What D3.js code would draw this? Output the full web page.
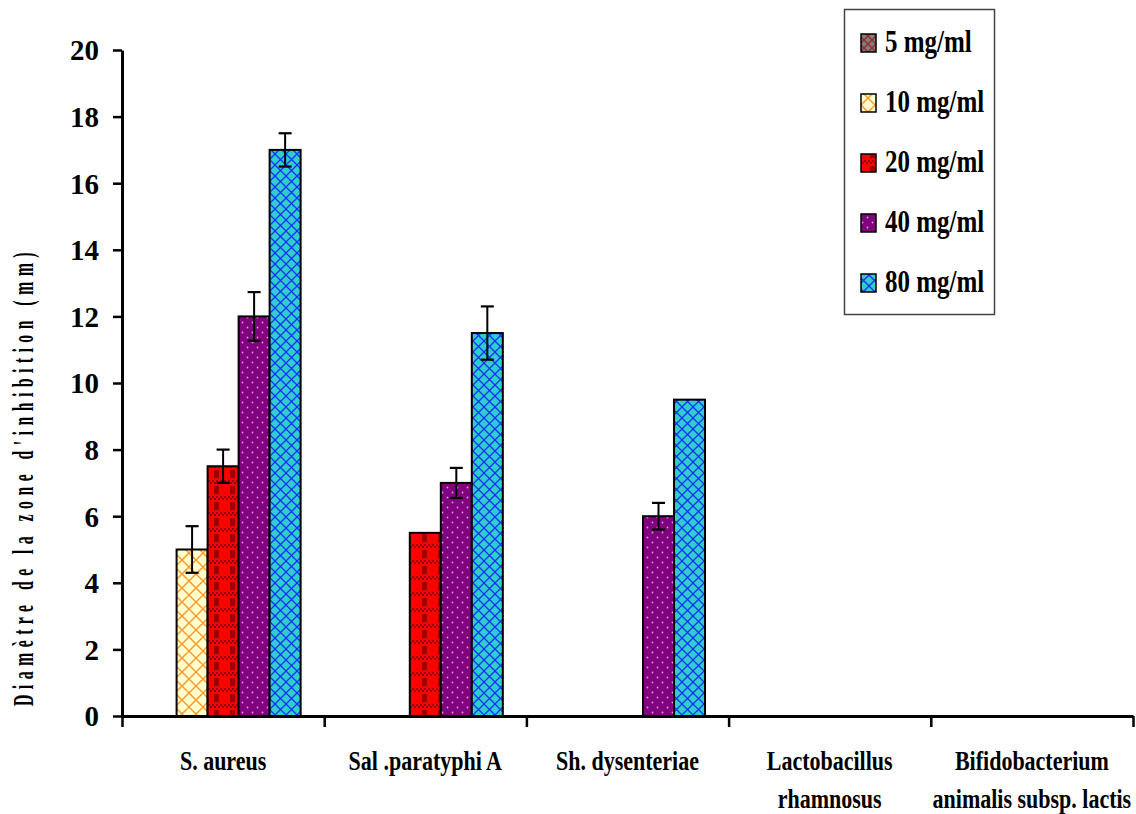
<!DOCTYPE html>
<html><head><meta charset="utf-8">
<script src="https://cdn.jsdelivr.net/npm/d3@7/dist/d3.min.js"></script>
<style>
html,body{margin:0;padding:0;background:#fff;}
svg text{font-family:"Liberation Serif","Times New Roman",serif;font-weight:bold;fill:#000;}
</style></head>
<body>
<svg id="chart" width="1136" height="814"></svg>
<script>
const categories = [["S. aureus"], ["Sal .paratyphi A"], ["Sh. dysenteriae"], ["Lactobacillus", "rhamnosus"], ["Bifidobacterium", "animalis subsp. lactis"]];
const seriesNames = ["5 mg/ml", "10 mg/ml", "20 mg/ml", "40 mg/ml", "80 mg/ml"];
const values5  = [0, 0, 0, 0, 0];
const values10 = [5, 0, 0, 0, 0];
const values20 = [7.5, 5.5, 0, 0, 0];
const values40 = [12, 7, 6, 0, 0];
const values80 = [17, 11.5, 9.5, 0, 0];
const err5  = [0, 0, 0, 0, 0];
const err10 = [0.7, 0, 0, 0, 0];
const err20 = [0.5, 0, 0, 0, 0];
const err40 = [0.73, 0.45, 0.4, 0, 0];
const err80 = [0.5, 0.8, 0, 0, 0];
const yTicks = [0, 2, 4, 6, 8, 10, 12, 14, 16, 18, 20];
const yLabel = "Diamètre de la zone d'inhibition    (mm)";

(function () {
const allValues = [values5, values10, values20, values40, values80];
const allErr = [err5, err10, err20, err40, err80];
const patternIds = ["p5", "p10", "p20", "p40", "p80"];

const svg = d3.select("#chart");
const defs = svg.append("defs");

function pat(id, w, h, bg) {
  const p = defs.append("pattern").attr("id", id).attr("patternUnits", "userSpaceOnUse")
    .attr("width", w).attr("height", h);
  p.append("rect").attr("width", w).attr("height", h).attr("fill", bg);
  return p;
}
let p = pat("p5", 8, 8, "#7f7f7f");
p.append("path").attr("d", "M0,0 L8,8 M8,0 L0,8").attr("stroke", "#9a2a2a").attr("stroke-width", 1.4);
p = pat("p10", 14, 14, "#ffffcc");
p.append("path").attr("d", "M0,0 L14,14 M14,0 L0,14").attr("stroke", "#ff9933").attr("stroke-width", 1.5);
p = pat("p20", 16, 16, "#ff0000");
for (let i = 0; i < 8; i++) for (let j = 0; j < 2; j++) {
  if ((i + j) % 2 === 0) p.append("rect").attr("x", i * 2).attr("y", j * 2).attr("width", 2).attr("height", 2).attr("fill", "#990000");
}
p.append("rect").attr("x", 6).attr("y", 6).attr("width", 5).attr("height", 8).attr("fill", "#990000");
p = pat("p40", 10, 10, "#800080");
p.append("circle").attr("cx", 2.5).attr("cy", 2.5).attr("r", 0.9).attr("fill", "#d9a0d9");
p.append("circle").attr("cx", 7.5).attr("cy", 7.5).attr("r", 0.9).attr("fill", "#d9a0d9");
p = pat("p80", 11, 11, "#33cccc");
p.append("path").attr("d", "M0,0 L11,11 M11,0 L0,11").attr("stroke", "#1133ff").attr("stroke-width", 1.3);

const mLeft = 122, mRight = 1133, mTop = 50, mBottom = 716;
const x0 = d3.scaleBand().domain(d3.range(categories.length)).range([mLeft, mRight]).padding(0);
const x1 = d3.scaleBand().domain(seriesNames).range([0, x0.bandwidth()]).paddingInner(0).paddingOuter(0.76);
const y = d3.scaleLinear().domain([0, 20]).range([mBottom, mTop]);

const g = svg.append("g");
seriesNames.forEach((s, si) => {
  const data = allValues[si].map((v, ci) => ({ v, ci, e: allErr[si][ci] })).filter(d => d.v > 0);
  g.selectAll(null).data(data).enter().append("rect")
    .attr("x", d => x0(d.ci) + x1(s))
    .attr("y", d => y(d.v))
    .attr("width", x1.bandwidth())
    .attr("height", d => y(0) - y(d.v))
    .attr("fill", `url(#${patternIds[si]})`)
    .attr("stroke", "#000").attr("stroke-width", 2);
  const eb = data.filter(d => d.e > 0);
  const cx = d => x0(d.ci) + x1(s) + x1.bandwidth() / 2;
  g.selectAll(null).data(eb).enter().append("line")
    .attr("x1", cx).attr("x2", cx).attr("y1", d => y(d.v - d.e)).attr("y2", d => y(d.v + d.e))
    .attr("stroke", "#000").attr("stroke-width", 2);
  [-1, 1].forEach(sign => {
    g.selectAll(null).data(eb).enter().append("line")
      .attr("x1", d => cx(d) - 6.5).attr("x2", d => cx(d) + 6.5)
      .attr("y1", d => y(d.v + sign * d.e)).attr("y2", d => y(d.v + sign * d.e))
      .attr("stroke", "#000").attr("stroke-width", 2.2);
  });
});

const yAxis = svg.append("g").attr("transform", `translate(${mLeft},0)`)
  .call(d3.axisLeft(y).tickValues(yTicks).tickSize(9).tickSizeOuter(0).tickPadding(14).tickFormat(d3.format("d")));
yAxis.select(".domain").attr("stroke-width", 3);
yAxis.selectAll(".tick line").attr("stroke-width", 2.5);
yAxis.selectAll(".tick text").style("font-size", "29px").style("font-family", "Liberation Serif, serif").style("font-weight", "bold").attr("dy", "0.34em");

const xb = d3.scaleLinear().domain([0, categories.length]).range([mLeft, mRight]);
const xAxis = svg.append("g").attr("transform", `translate(0,${mBottom})`)
  .call(d3.axisBottom(xb).tickValues(d3.range(categories.length + 1)).tickSize(11).tickSizeOuter(0).tickFormat(""));
xAxis.select(".domain").attr("stroke-width", 3);
xAxis.selectAll(".tick line").attr("stroke-width", 2.5);

const stretch = 1.25;
categories.forEach((lines, ci) => {
  const t = svg.append("text").attr("text-anchor", "middle").style("font-size", "22px")
    .attr("transform", `translate(${x0(ci) + x0.bandwidth() / 2},770) scale(1,${stretch})`);
  lines.forEach((ln, li) => {
    t.append("tspan").attr("x", 0).attr("y", li * 38 / stretch).text(ln);
  });
});

svg.append("text")
  .attr("transform", "translate(33,706) rotate(-90) scale(0.72,1.3)")
  .attr("text-anchor", "start")
  .attr("textLength", 630).attr("lengthAdjust", "spacing")
  .style("font-size", "22px")
  .text(yLabel);

const lg = svg.append("g");
lg.append("rect").attr("x", 844.5).attr("y", 9.5).attr("width", 150).attr("height", 305)
  .attr("fill", "#fff").attr("stroke", "#444").attr("stroke-width", 1.5);
const ly = d3.scalePoint().domain(seriesNames).range([43, 283]);
seriesNames.forEach((s, si) => {
  lg.append("rect").attr("x", 861).attr("y", ly(s) - 9).attr("width", 15).attr("height", 18)
    .attr("fill", `url(#${patternIds[si]})`).attr("stroke", "#000").attr("stroke-width", 1.5);
  lg.append("text").attr("transform", `translate(885,${ly(s) + 9}) scale(1,1.25)`)
    .style("font-size", "25px").text(s);
});
})();
</script>
</body></html>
■ ■ ■
WHAT TO PRODUCE: Go through the listing above and quote it exactly, apart from its images.

IN RESPONSE:
What D3.js code would draw this? Output the full web page.
<!DOCTYPE html>
<html><head><meta charset="utf-8">
<script src="https://cdn.jsdelivr.net/npm/d3@7/dist/d3.min.js"></script>
<style>
html,body{margin:0;padding:0;background:#fff;}
svg text{font-family:"Liberation Serif","Times New Roman",serif;font-weight:bold;fill:#000;}
</style></head>
<body>
<svg id="chart" width="1136" height="814"></svg>
<script>
const categories = [["S. aureus"], ["Sal .paratyphi A"], ["Sh. dysenteriae"], ["Lactobacillus", "rhamnosus"], ["Bifidobacterium", "animalis subsp. lactis"]];
const seriesNames = ["5 mg/ml", "10 mg/ml", "20 mg/ml", "40 mg/ml", "80 mg/ml"];
const values5  = [0, 0, 0, 0, 0];
const values10 = [5, 0, 0, 0, 0];
const values20 = [7.5, 5.5, 0, 0, 0];
const values40 = [12, 7, 6, 0, 0];
const values80 = [17, 11.5, 9.5, 0, 0];
const err5  = [0, 0, 0, 0, 0];
const err10 = [0.7, 0, 0, 0, 0];
const err20 = [0.5, 0, 0, 0, 0];
const err40 = [0.73, 0.45, 0.4, 0, 0];
const err80 = [0.5, 0.8, 0, 0, 0];
const yTicks = [0, 2, 4, 6, 8, 10, 12, 14, 16, 18, 20];
const yLabel = "Diamètre de la zone d'inhibition    (mm)";

(function () {
const allValues = [values5, values10, values20, values40, values80];
const allErr = [err5, err10, err20, err40, err80];
const patternIds = ["p5", "p10", "p20", "p40", "p80"];

const svg = d3.select("#chart");
const defs = svg.append("defs");

function pat(id, w, h, bg) {
  const p = defs.append("pattern").attr("id", id).attr("patternUnits", "userSpaceOnUse")
    .attr("width", w).attr("height", h);
  p.append("rect").attr("width", w).attr("height", h).attr("fill", bg);
  return p;
}
let p = pat("p5", 8, 8, "#7f7f7f");
p.append("path").attr("d", "M0,0 L8,8 M8,0 L0,8").attr("stroke", "#9a2a2a").attr("stroke-width", 1.4);
p = pat("p10", 14, 14, "#ffffcc");
p.append("path").attr("d", "M0,0 L14,14 M14,0 L0,14").attr("stroke", "#ff9933").attr("stroke-width", 1.5);
p = pat("p20", 16, 16, "#ff0000");
for (let i = 0; i < 8; i++) for (let j = 0; j < 2; j++) {
  if ((i + j) % 2 === 0) p.append("rect").attr("x", i * 2).attr("y", j * 2).attr("width", 2).attr("height", 2).attr("fill", "#990000");
}
p.append("rect").attr("x", 6).attr("y", 6).attr("width", 5).attr("height", 8).attr("fill", "#990000");
p = pat("p40", 10, 10, "#800080");
p.append("circle").attr("cx", 2.5).attr("cy", 2.5).attr("r", 0.9).attr("fill", "#d9a0d9");
p.append("circle").attr("cx", 7.5).attr("cy", 7.5).attr("r", 0.9).attr("fill", "#d9a0d9");
p = pat("p80", 11, 11, "#33cccc");
p.append("path").attr("d", "M0,0 L11,11 M11,0 L0,11").attr("stroke", "#1133ff").attr("stroke-width", 1.3);

const mLeft = 122, mRight = 1133, mTop = 50, mBottom = 716;
const x0 = d3.scaleBand().domain(d3.range(categories.length)).range([mLeft, mRight]).padding(0);
const x1 = d3.scaleBand().domain(seriesNames).range([0, x0.bandwidth()]).paddingInner(0).paddingOuter(0.76);
const y = d3.scaleLinear().domain([0, 20]).range([mBottom, mTop]);

const g = svg.append("g");
seriesNames.forEach((s, si) => {
  const data = allValues[si].map((v, ci) => ({ v, ci, e: allErr[si][ci] })).filter(d => d.v > 0);
  g.selectAll(null).data(data).enter().append("rect")
    .attr("x", d => x0(d.ci) + x1(s))
    .attr("y", d => y(d.v))
    .attr("width", x1.bandwidth())
    .attr("height", d => y(0) - y(d.v))
    .attr("fill", `url(#${patternIds[si]})`)
    .attr("stroke", "#000").attr("stroke-width", 2);
  const eb = data.filter(d => d.e > 0);
  const cx = d => x0(d.ci) + x1(s) + x1.bandwidth() / 2;
  g.selectAll(null).data(eb).enter().append("line")
    .attr("x1", cx).attr("x2", cx).attr("y1", d => y(d.v - d.e)).attr("y2", d => y(d.v + d.e))
    .attr("stroke", "#000").attr("stroke-width", 2);
  [-1, 1].forEach(sign => {
    g.selectAll(null).data(eb).enter().append("line")
      .attr("x1", d => cx(d) - 6.5).attr("x2", d => cx(d) + 6.5)
      .attr("y1", d => y(d.v + sign * d.e)).attr("y2", d => y(d.v + sign * d.e))
      .attr("stroke", "#000").attr("stroke-width", 2.2);
  });
});

const yAxis = svg.append("g").attr("transform", `translate(${mLeft},0)`)
  .call(d3.axisLeft(y).tickValues(yTicks).tickSize(9).tickSizeOuter(0).tickPadding(14).tickFormat(d3.format("d")));
yAxis.select(".domain").attr("stroke-width", 3);
yAxis.selectAll(".tick line").attr("stroke-width", 2.5);
yAxis.selectAll(".tick text").style("font-size", "29px").style("font-family", "Liberation Serif, serif").style("font-weight", "bold").attr("dy", "0.34em");

const xb = d3.scaleLinear().domain([0, categories.length]).range([mLeft, mRight]);
const xAxis = svg.append("g").attr("transform", `translate(0,${mBottom})`)
  .call(d3.axisBottom(xb).tickValues(d3.range(categories.length + 1)).tickSize(11).tickSizeOuter(0).tickFormat(""));
xAxis.select(".domain").attr("stroke-width", 3);
xAxis.selectAll(".tick line").attr("stroke-width", 2.5);

const stretch = 1.25;
categories.forEach((lines, ci) => {
  const t = svg.append("text").attr("text-anchor", "middle").style("font-size", "22px")
    .attr("transform", `translate(${x0(ci) + x0.bandwidth() / 2},770) scale(1,${stretch})`);
  lines.forEach((ln, li) => {
    t.append("tspan").attr("x", 0).attr("y", li * 38 / stretch).text(ln);
  });
});

svg.append("text")
  .attr("transform", "translate(33,706) rotate(-90) scale(0.72,1.3)")
  .attr("text-anchor", "start")
  .attr("textLength", 630).attr("lengthAdjust", "spacing")
  .style("font-size", "22px")
  .text(yLabel);

const lg = svg.append("g");
lg.append("rect").attr("x", 844.5).attr("y", 9.5).attr("width", 150).attr("height", 305)
  .attr("fill", "#fff").attr("stroke", "#444").attr("stroke-width", 1.5);
const ly = d3.scalePoint().domain(seriesNames).range([43, 283]);
seriesNames.forEach((s, si) => {
  lg.append("rect").attr("x", 861).attr("y", ly(s) - 9).attr("width", 15).attr("height", 18)
    .attr("fill", `url(#${patternIds[si]})`).attr("stroke", "#000").attr("stroke-width", 1.5);
  lg.append("text").attr("transform", `translate(885,${ly(s) + 9}) scale(1,1.25)`)
    .style("font-size", "25px").text(s);
});
})();
</script>
</body></html>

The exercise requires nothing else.